▶ [Task prompt] Leave the pictures out. Retype exactly the lines below from the one containing "What TikZ code" through the one containing "(0,0) rectangle (600,416);", and no others.

[Records with drawing code]
□ □ □ □ □ □ □
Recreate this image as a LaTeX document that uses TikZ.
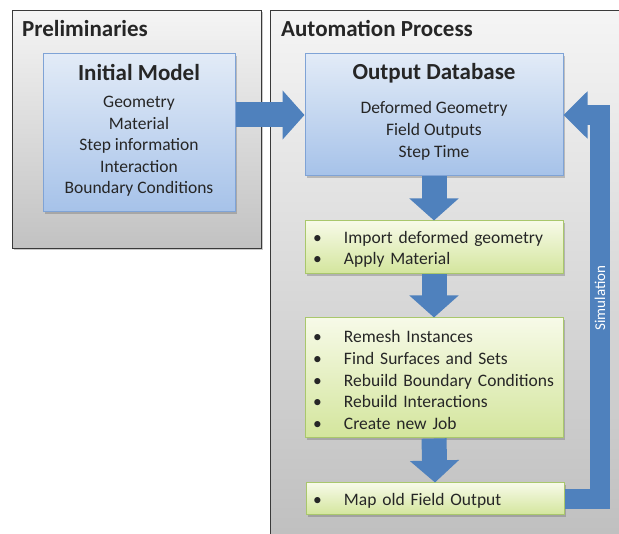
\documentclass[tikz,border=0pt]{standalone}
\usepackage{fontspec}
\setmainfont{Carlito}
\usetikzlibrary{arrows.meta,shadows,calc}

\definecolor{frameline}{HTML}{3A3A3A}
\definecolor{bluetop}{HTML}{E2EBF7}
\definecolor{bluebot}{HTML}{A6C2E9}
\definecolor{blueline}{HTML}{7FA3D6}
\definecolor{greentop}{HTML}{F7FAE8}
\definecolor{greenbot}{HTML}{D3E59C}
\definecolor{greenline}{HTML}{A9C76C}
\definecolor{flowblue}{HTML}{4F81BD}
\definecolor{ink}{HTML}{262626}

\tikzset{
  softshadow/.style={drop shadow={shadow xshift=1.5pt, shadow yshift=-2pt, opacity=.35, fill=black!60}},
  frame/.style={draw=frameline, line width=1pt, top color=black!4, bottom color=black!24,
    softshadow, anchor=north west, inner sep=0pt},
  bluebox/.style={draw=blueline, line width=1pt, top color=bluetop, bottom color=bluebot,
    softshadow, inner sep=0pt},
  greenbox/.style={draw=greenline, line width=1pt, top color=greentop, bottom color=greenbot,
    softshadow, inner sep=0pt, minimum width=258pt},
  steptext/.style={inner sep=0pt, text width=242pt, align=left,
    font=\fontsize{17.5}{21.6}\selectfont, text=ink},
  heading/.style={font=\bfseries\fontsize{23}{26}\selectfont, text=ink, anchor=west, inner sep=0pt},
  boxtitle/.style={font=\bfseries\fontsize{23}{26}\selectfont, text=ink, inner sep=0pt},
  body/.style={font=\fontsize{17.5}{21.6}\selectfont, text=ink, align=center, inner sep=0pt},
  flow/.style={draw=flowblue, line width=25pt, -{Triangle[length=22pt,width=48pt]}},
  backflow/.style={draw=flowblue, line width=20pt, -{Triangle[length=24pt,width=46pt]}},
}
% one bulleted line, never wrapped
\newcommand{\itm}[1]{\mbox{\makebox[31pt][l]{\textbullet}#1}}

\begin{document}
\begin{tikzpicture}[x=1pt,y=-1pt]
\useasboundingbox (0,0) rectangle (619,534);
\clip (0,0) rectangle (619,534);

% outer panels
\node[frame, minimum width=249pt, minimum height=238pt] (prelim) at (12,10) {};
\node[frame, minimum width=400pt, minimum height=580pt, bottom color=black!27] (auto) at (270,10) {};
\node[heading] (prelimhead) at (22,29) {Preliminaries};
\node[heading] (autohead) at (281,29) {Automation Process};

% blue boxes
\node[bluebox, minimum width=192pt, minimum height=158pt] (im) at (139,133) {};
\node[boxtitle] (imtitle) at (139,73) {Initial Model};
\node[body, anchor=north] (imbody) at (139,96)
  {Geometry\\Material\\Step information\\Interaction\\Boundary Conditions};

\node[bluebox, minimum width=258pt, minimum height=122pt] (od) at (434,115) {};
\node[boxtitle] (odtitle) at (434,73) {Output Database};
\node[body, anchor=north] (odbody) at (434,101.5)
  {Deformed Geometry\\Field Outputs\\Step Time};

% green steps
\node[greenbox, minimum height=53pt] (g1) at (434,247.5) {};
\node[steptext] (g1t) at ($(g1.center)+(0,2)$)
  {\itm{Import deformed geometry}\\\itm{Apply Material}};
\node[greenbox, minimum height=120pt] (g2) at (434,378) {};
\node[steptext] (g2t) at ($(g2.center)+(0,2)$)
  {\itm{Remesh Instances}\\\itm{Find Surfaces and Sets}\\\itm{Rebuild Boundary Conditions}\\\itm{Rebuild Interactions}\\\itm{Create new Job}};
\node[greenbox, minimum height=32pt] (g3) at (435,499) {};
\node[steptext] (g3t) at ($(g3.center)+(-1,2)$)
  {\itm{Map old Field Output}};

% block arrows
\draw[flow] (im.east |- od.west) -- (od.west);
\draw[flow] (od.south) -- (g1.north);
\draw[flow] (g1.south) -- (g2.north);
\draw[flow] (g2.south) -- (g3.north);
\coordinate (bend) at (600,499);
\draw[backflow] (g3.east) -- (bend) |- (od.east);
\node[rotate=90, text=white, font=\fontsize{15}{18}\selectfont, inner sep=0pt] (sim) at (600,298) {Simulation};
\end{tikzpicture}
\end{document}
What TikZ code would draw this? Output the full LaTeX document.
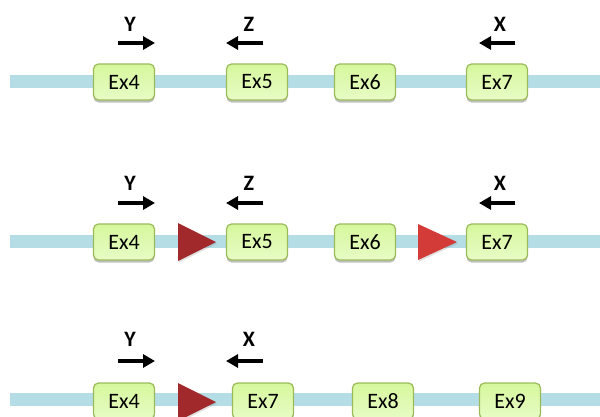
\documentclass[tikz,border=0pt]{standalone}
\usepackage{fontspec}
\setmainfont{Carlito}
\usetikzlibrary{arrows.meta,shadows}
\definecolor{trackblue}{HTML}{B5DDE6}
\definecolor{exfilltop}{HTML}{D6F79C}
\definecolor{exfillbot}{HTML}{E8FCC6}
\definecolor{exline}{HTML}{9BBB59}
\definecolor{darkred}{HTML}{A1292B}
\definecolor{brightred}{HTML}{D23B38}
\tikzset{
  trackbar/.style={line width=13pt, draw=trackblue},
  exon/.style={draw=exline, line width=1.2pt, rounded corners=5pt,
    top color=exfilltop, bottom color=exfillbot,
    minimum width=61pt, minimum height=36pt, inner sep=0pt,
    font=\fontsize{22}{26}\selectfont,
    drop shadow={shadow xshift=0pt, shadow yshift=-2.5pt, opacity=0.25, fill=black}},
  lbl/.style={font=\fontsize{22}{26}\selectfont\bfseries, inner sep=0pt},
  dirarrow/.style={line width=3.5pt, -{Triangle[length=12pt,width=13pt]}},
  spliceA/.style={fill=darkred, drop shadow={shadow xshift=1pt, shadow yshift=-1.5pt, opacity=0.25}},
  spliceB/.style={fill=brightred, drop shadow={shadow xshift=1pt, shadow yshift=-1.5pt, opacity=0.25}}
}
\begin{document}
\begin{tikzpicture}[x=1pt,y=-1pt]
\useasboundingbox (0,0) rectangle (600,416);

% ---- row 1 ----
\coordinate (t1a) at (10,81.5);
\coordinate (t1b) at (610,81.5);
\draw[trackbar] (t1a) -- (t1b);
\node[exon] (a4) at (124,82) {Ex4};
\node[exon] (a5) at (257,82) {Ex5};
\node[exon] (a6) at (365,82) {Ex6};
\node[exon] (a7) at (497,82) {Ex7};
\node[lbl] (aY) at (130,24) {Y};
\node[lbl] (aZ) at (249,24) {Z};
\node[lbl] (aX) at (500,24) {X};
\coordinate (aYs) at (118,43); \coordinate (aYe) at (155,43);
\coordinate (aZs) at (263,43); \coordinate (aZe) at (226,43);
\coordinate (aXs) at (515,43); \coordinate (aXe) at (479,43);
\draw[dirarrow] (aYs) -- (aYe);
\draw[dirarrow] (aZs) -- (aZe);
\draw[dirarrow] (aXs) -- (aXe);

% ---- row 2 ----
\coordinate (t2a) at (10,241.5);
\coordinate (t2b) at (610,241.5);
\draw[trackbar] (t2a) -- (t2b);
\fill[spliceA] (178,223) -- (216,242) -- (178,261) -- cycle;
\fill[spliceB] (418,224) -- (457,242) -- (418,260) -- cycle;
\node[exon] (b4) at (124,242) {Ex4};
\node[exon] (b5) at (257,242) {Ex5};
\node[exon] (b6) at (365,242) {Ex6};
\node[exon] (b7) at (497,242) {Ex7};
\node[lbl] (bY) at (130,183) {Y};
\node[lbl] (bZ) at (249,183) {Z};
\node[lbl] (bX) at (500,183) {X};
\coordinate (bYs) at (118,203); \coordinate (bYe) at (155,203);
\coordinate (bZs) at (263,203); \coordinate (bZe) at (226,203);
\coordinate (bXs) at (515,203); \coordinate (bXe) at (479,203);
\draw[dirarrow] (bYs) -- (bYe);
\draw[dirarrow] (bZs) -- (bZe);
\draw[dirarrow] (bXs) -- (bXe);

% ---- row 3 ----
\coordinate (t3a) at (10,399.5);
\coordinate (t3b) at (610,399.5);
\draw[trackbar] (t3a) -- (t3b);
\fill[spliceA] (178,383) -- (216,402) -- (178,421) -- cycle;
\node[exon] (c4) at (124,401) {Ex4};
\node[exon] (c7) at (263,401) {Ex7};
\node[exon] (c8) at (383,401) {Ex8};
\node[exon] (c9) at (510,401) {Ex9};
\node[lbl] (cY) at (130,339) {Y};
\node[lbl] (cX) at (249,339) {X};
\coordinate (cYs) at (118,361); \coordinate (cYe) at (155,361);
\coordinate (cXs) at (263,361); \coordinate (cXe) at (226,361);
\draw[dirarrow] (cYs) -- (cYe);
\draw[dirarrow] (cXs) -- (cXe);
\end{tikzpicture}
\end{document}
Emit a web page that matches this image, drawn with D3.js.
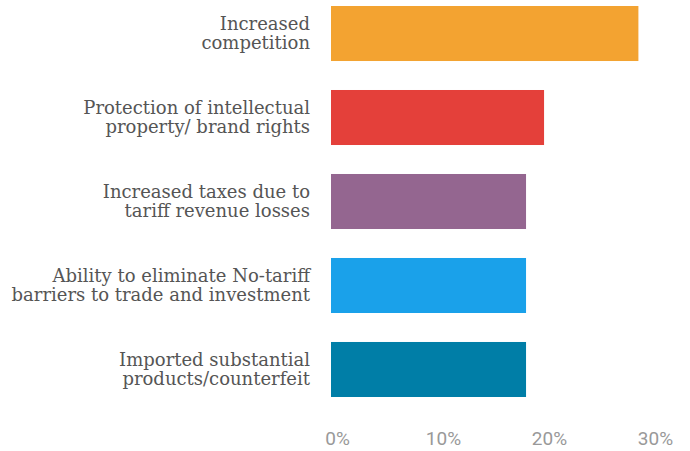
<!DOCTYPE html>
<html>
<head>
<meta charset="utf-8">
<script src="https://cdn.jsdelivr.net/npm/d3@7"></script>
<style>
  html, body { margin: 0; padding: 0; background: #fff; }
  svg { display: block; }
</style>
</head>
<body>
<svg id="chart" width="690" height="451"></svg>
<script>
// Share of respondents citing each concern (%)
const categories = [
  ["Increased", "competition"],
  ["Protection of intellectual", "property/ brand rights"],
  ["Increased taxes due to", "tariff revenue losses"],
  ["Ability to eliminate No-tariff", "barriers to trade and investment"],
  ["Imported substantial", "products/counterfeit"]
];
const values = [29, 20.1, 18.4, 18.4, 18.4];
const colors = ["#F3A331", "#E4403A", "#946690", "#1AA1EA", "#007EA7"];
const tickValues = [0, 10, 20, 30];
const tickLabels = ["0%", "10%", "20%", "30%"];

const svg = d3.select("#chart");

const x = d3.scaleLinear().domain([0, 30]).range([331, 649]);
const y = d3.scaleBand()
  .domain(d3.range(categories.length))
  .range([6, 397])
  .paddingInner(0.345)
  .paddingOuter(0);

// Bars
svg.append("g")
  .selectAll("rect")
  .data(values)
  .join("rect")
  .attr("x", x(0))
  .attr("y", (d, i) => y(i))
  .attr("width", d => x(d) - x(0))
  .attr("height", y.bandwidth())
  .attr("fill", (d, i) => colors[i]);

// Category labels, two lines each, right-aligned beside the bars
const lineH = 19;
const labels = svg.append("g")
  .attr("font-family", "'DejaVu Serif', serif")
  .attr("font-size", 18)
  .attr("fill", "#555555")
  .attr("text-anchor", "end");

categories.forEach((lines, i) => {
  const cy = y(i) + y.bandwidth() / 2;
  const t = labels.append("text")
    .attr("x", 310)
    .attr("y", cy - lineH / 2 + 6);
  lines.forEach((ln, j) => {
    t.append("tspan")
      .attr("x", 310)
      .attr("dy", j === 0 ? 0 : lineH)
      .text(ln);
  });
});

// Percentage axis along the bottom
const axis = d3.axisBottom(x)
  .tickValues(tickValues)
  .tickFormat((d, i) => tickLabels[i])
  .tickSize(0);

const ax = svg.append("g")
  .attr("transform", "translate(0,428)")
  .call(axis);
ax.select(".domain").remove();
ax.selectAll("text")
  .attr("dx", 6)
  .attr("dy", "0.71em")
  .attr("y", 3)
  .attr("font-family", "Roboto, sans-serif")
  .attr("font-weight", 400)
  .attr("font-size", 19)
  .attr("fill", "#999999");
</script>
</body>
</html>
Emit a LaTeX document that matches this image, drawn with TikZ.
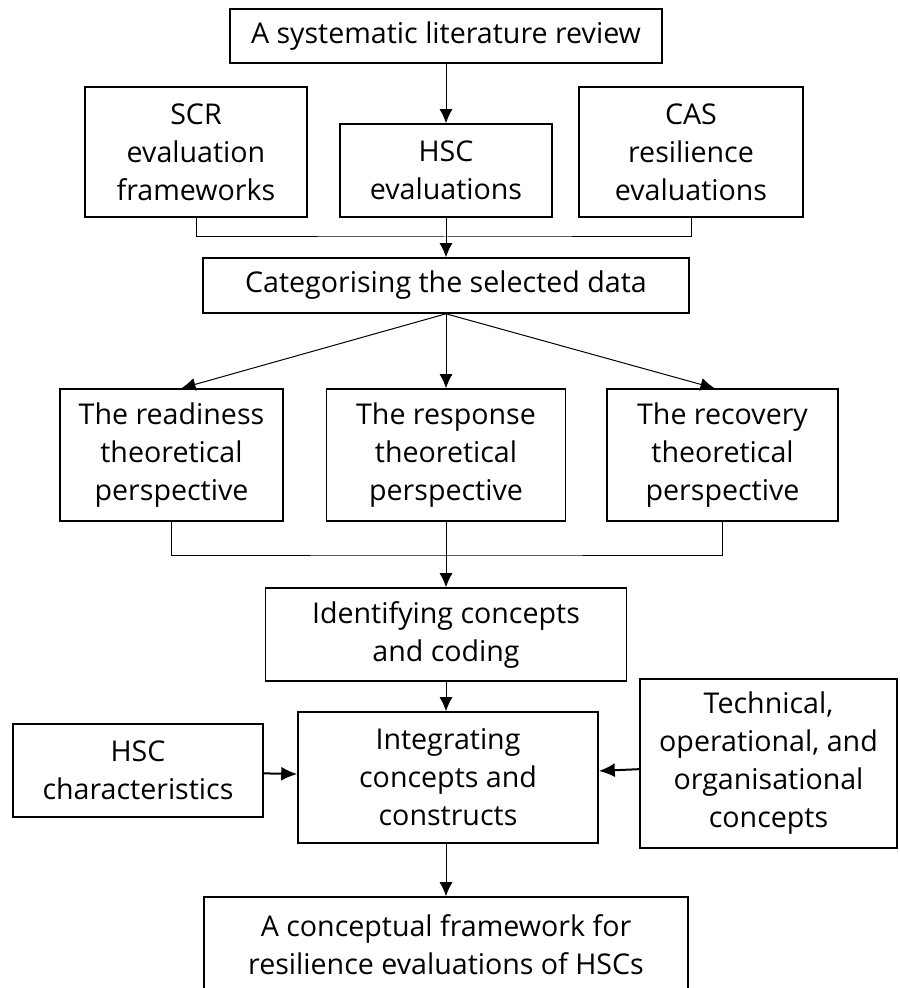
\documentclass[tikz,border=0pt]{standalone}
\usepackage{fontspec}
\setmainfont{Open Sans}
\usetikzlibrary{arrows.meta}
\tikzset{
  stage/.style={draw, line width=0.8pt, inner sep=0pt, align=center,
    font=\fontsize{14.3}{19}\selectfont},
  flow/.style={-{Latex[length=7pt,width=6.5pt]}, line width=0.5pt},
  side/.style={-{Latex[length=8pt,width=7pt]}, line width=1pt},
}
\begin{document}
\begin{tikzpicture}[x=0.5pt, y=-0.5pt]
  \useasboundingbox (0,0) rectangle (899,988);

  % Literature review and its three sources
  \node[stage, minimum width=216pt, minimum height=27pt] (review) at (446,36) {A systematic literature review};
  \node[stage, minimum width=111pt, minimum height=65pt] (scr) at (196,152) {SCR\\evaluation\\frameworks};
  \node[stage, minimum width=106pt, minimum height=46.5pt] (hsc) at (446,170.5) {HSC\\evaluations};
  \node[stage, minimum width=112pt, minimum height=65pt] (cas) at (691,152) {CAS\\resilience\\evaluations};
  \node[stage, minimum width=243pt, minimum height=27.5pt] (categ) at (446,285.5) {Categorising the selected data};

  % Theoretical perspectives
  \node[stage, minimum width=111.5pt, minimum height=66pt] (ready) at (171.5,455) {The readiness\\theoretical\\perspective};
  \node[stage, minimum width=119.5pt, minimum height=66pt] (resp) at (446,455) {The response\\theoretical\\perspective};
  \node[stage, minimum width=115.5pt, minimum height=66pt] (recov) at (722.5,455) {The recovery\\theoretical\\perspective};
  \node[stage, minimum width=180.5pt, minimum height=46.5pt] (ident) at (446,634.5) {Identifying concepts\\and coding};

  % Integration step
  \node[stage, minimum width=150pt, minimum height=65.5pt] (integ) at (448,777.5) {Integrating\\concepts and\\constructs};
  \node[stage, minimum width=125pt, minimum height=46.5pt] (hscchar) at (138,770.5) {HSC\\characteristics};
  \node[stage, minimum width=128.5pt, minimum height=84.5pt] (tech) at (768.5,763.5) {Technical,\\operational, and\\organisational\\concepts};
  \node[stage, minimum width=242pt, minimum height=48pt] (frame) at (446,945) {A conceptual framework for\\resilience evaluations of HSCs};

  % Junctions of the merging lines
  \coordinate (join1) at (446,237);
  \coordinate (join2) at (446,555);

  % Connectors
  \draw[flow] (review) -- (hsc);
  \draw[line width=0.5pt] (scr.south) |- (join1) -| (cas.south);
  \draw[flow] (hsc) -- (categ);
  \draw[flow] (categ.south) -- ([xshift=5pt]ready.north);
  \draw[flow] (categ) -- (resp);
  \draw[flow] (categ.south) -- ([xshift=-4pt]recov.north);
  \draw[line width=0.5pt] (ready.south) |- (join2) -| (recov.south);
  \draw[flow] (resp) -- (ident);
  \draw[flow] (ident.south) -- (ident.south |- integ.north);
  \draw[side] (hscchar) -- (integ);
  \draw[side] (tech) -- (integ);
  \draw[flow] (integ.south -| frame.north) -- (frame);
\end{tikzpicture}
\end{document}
□ □ □ □ □ □ □
▶ [Result for this exercise]
What TikZ code would draw this? Output the full LaTeX document.
\documentclass[tikz,border=0pt]{standalone}
\usepackage{fontspec}
\setmainfont{Carlito}
\usetikzlibrary{arrows.meta,shadows}
\definecolor{trackblue}{HTML}{B5DDE6}
\definecolor{exfilltop}{HTML}{D6F79C}
\definecolor{exfillbot}{HTML}{E8FCC6}
\definecolor{exline}{HTML}{9BBB59}
\definecolor{darkred}{HTML}{A1292B}
\definecolor{brightred}{HTML}{D23B38}
\tikzset{
  trackbar/.style={line width=13pt, draw=trackblue},
  exon/.style={draw=exline, line width=1.2pt, rounded corners=5pt,
    top color=exfilltop, bottom color=exfillbot,
    minimum width=61pt, minimum height=36pt, inner sep=0pt,
    font=\fontsize{22}{26}\selectfont,
    drop shadow={shadow xshift=0pt, shadow yshift=-2.5pt, opacity=0.25, fill=black}},
  lbl/.style={font=\fontsize{22}{26}\selectfont\bfseries, inner sep=0pt},
  dirarrow/.style={line width=3.5pt, -{Triangle[length=12pt,width=13pt]}},
  spliceA/.style={fill=darkred, drop shadow={shadow xshift=1pt, shadow yshift=-1.5pt, opacity=0.25}},
  spliceB/.style={fill=brightred, drop shadow={shadow xshift=1pt, shadow yshift=-1.5pt, opacity=0.25}}
}
\begin{document}
\begin{tikzpicture}[x=1pt,y=-1pt]
\useasboundingbox (0,0) rectangle (600,416);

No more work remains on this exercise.